## START

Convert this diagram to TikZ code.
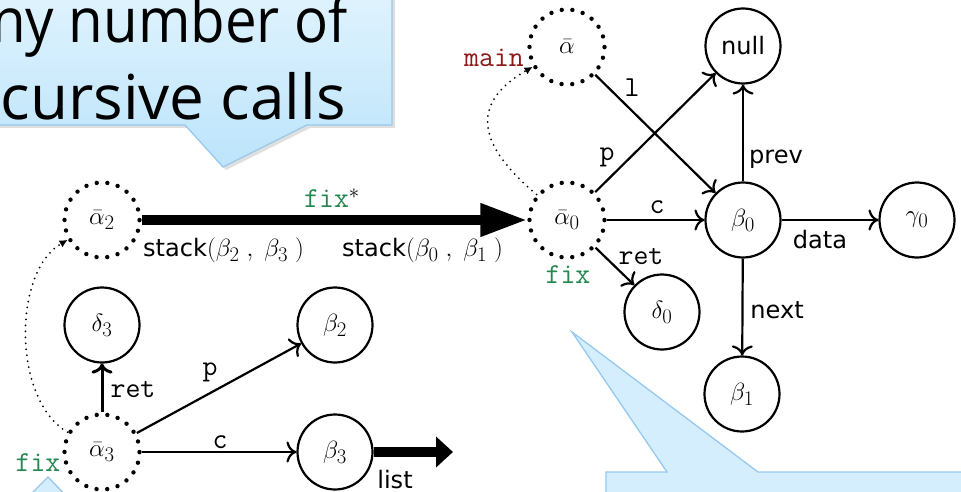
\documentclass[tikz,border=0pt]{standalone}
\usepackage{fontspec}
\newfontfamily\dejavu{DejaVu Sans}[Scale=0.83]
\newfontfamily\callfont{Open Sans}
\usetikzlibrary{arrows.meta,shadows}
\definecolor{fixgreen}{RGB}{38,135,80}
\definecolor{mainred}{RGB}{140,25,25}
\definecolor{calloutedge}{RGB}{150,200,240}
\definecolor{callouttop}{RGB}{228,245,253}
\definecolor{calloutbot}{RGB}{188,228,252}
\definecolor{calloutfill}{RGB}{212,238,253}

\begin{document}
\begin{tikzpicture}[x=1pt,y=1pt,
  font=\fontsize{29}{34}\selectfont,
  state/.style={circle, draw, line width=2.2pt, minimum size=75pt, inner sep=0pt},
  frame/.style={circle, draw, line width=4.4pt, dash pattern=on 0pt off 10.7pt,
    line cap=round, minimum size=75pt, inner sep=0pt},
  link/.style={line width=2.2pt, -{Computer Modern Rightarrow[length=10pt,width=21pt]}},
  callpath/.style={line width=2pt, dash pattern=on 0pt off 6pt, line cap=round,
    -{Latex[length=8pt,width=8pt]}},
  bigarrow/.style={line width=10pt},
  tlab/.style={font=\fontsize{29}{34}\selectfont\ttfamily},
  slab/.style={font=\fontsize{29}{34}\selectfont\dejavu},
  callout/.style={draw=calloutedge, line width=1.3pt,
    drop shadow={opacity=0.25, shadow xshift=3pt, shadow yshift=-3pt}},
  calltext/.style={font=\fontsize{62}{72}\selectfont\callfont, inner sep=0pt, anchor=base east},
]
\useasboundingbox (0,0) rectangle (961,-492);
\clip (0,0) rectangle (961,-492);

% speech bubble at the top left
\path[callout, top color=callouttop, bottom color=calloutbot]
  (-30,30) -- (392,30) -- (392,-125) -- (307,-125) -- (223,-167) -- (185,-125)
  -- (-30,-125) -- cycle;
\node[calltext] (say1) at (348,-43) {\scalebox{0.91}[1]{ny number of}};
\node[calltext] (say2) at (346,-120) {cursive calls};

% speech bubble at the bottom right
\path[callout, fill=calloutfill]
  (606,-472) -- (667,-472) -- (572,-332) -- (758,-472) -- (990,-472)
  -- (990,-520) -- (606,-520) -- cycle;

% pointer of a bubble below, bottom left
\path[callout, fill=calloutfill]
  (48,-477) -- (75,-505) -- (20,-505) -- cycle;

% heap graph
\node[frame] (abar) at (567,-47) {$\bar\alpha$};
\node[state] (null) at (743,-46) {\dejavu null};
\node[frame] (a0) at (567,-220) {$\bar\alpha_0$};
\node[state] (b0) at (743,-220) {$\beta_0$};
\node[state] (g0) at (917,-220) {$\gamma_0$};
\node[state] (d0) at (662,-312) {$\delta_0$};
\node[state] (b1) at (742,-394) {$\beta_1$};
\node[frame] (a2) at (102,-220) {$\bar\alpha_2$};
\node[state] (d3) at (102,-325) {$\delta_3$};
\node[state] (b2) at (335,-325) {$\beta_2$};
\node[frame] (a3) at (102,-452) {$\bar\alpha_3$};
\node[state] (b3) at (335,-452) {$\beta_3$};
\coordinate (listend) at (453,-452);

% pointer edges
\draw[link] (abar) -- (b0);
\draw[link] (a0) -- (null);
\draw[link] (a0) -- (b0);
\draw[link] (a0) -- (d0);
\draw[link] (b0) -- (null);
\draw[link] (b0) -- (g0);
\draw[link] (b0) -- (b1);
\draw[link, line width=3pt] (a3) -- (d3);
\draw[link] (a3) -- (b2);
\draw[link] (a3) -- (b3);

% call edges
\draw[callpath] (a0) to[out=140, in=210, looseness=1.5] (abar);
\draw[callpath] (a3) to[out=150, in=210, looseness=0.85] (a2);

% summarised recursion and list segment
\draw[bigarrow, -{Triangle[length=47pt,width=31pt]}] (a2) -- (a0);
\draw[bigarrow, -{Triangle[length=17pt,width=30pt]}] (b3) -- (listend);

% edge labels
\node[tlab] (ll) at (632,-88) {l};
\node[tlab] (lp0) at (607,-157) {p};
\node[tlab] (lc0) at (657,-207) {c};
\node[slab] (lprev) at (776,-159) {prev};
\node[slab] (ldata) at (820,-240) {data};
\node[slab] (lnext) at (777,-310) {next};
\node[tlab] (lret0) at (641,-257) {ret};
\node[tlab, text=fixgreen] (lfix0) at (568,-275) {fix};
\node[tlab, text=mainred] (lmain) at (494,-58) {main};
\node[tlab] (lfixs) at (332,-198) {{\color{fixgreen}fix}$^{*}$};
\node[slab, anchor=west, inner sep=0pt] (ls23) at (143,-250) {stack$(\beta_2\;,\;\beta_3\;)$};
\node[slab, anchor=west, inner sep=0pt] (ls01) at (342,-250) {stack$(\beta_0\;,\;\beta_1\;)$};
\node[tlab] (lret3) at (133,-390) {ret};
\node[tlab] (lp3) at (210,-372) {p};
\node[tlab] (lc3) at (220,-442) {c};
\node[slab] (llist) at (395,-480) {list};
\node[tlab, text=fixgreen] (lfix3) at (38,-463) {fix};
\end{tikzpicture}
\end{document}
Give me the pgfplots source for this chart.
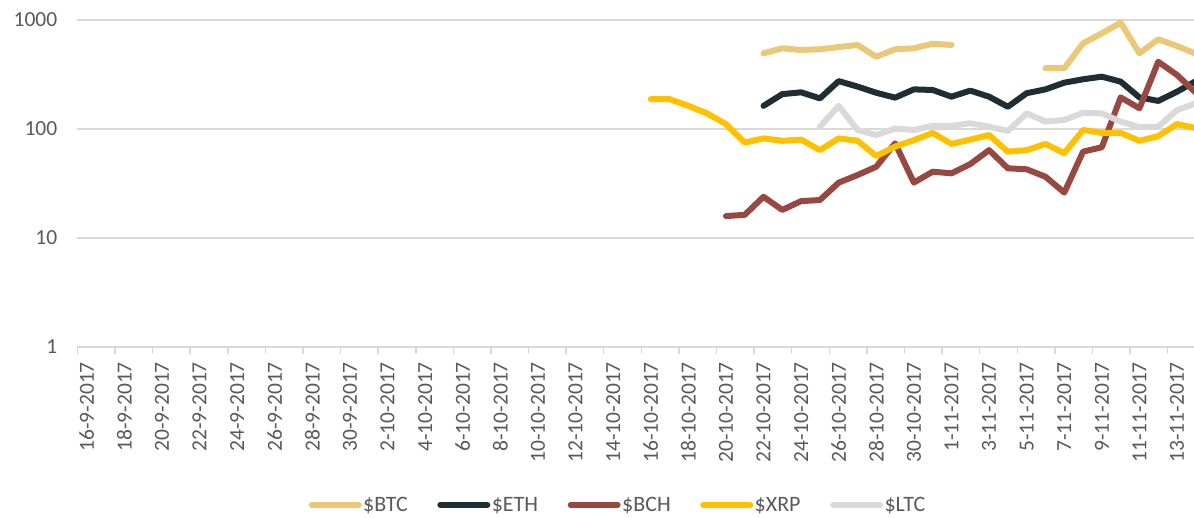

## END

Given instruction – Copy out the records above in full, exactly as written, but not the pictures.

Written response –
Convert this diagram to TikZ code.
\documentclass[tikz,border=0pt]{standalone}
\usepackage{fontspec}
\newfontfamily\dejavu{DejaVu Sans}[Scale=0.83]
\newfontfamily\callfont{Open Sans}
\usetikzlibrary{arrows.meta,shadows}
\definecolor{fixgreen}{RGB}{38,135,80}
\definecolor{mainred}{RGB}{140,25,25}
\definecolor{calloutedge}{RGB}{150,200,240}
\definecolor{callouttop}{RGB}{228,245,253}
\definecolor{calloutbot}{RGB}{188,228,252}
\definecolor{calloutfill}{RGB}{212,238,253}

\begin{document}
\begin{tikzpicture}[x=1pt,y=1pt,
  font=\fontsize{29}{34}\selectfont,
  state/.style={circle, draw, line width=2.2pt, minimum size=75pt, inner sep=0pt},
  frame/.style={circle, draw, line width=4.4pt, dash pattern=on 0pt off 10.7pt,
    line cap=round, minimum size=75pt, inner sep=0pt},
  link/.style={line width=2.2pt, -{Computer Modern Rightarrow[length=10pt,width=21pt]}},
  callpath/.style={line width=2pt, dash pattern=on 0pt off 6pt, line cap=round,
    -{Latex[length=8pt,width=8pt]}},
  bigarrow/.style={line width=10pt},
  tlab/.style={font=\fontsize{29}{34}\selectfont\ttfamily},
  slab/.style={font=\fontsize{29}{34}\selectfont\dejavu},
  callout/.style={draw=calloutedge, line width=1.3pt,
    drop shadow={opacity=0.25, shadow xshift=3pt, shadow yshift=-3pt}},
  calltext/.style={font=\fontsize{62}{72}\selectfont\callfont, inner sep=0pt, anchor=base east},
]
\useasboundingbox (0,0) rectangle (961,-492);
\clip (0,0) rectangle (961,-492);

% speech bubble at the top left
\path[callout, top color=callouttop, bottom color=calloutbot]
  (-30,30) -- (392,30) -- (392,-125) -- (307,-125) -- (223,-167) -- (185,-125)
  -- (-30,-125) -- cycle;
\node[calltext] (say1) at (348,-43) {\scalebox{0.91}[1]{ny number of}};
\node[calltext] (say2) at (346,-120) {cursive calls};

% speech bubble at the bottom right
\path[callout, fill=calloutfill]
  (606,-472) -- (667,-472) -- (572,-332) -- (758,-472) -- (990,-472)
  -- (990,-520) -- (606,-520) -- cycle;

% pointer of a bubble below, bottom left
\path[callout, fill=calloutfill]
  (48,-477) -- (75,-505) -- (20,-505) -- cycle;

% heap graph
\node[frame] (abar) at (567,-47) {$\bar\alpha$};
\node[state] (null) at (743,-46) {\dejavu null};
\node[frame] (a0) at (567,-220) {$\bar\alpha_0$};
\node[state] (b0) at (743,-220) {$\beta_0$};
\node[state] (g0) at (917,-220) {$\gamma_0$};
\node[state] (d0) at (662,-312) {$\delta_0$};
\node[state] (b1) at (742,-394) {$\beta_1$};
\node[frame] (a2) at (102,-220) {$\bar\alpha_2$};
\node[state] (d3) at (102,-325) {$\delta_3$};
\node[state] (b2) at (335,-325) {$\beta_2$};
\node[frame] (a3) at (102,-452) {$\bar\alpha_3$};
\node[state] (b3) at (335,-452) {$\beta_3$};
\coordinate (listend) at (453,-452);

% pointer edges
\draw[link] (abar) -- (b0);
\draw[link] (a0) -- (null);
\draw[link] (a0) -- (b0);
\draw[link] (a0) -- (d0);
\draw[link] (b0) -- (null);
\draw[link] (b0) -- (g0);
\draw[link] (b0) -- (b1);
\draw[link, line width=3pt] (a3) -- (d3);
\draw[link] (a3) -- (b2);
\draw[link] (a3) -- (b3);

% call edges
\draw[callpath] (a0) to[out=140, in=210, looseness=1.5] (abar);
\draw[callpath] (a3) to[out=150, in=210, looseness=0.85] (a2);

% summarised recursion and list segment
\draw[bigarrow, -{Triangle[length=47pt,width=31pt]}] (a2) -- (a0);
\draw[bigarrow, -{Triangle[length=17pt,width=30pt]}] (b3) -- (listend);

% edge labels
\node[tlab] (ll) at (632,-88) {l};
\node[tlab] (lp0) at (607,-157) {p};
\node[tlab] (lc0) at (657,-207) {c};
\node[slab] (lprev) at (776,-159) {prev};
\node[slab] (ldata) at (820,-240) {data};
\node[slab] (lnext) at (777,-310) {next};
\node[tlab] (lret0) at (641,-257) {ret};
\node[tlab, text=fixgreen] (lfix0) at (568,-275) {fix};
\node[tlab, text=mainred] (lmain) at (494,-58) {main};
\node[tlab] (lfixs) at (332,-198) {{\color{fixgreen}fix}$^{*}$};
\node[slab, anchor=west, inner sep=0pt] (ls23) at (143,-250) {stack$(\beta_2\;,\;\beta_3\;)$};
\node[slab, anchor=west, inner sep=0pt] (ls01) at (342,-250) {stack$(\beta_0\;,\;\beta_1\;)$};
\node[tlab] (lret3) at (133,-390) {ret};
\node[tlab] (lp3) at (210,-372) {p};
\node[tlab] (lc3) at (220,-442) {c};
\node[slab] (llist) at (395,-480) {list};
\node[tlab, text=fixgreen] (lfix3) at (38,-463) {fix};
\end{tikzpicture}
\end{document}
Give me the pgfplots source for this chart.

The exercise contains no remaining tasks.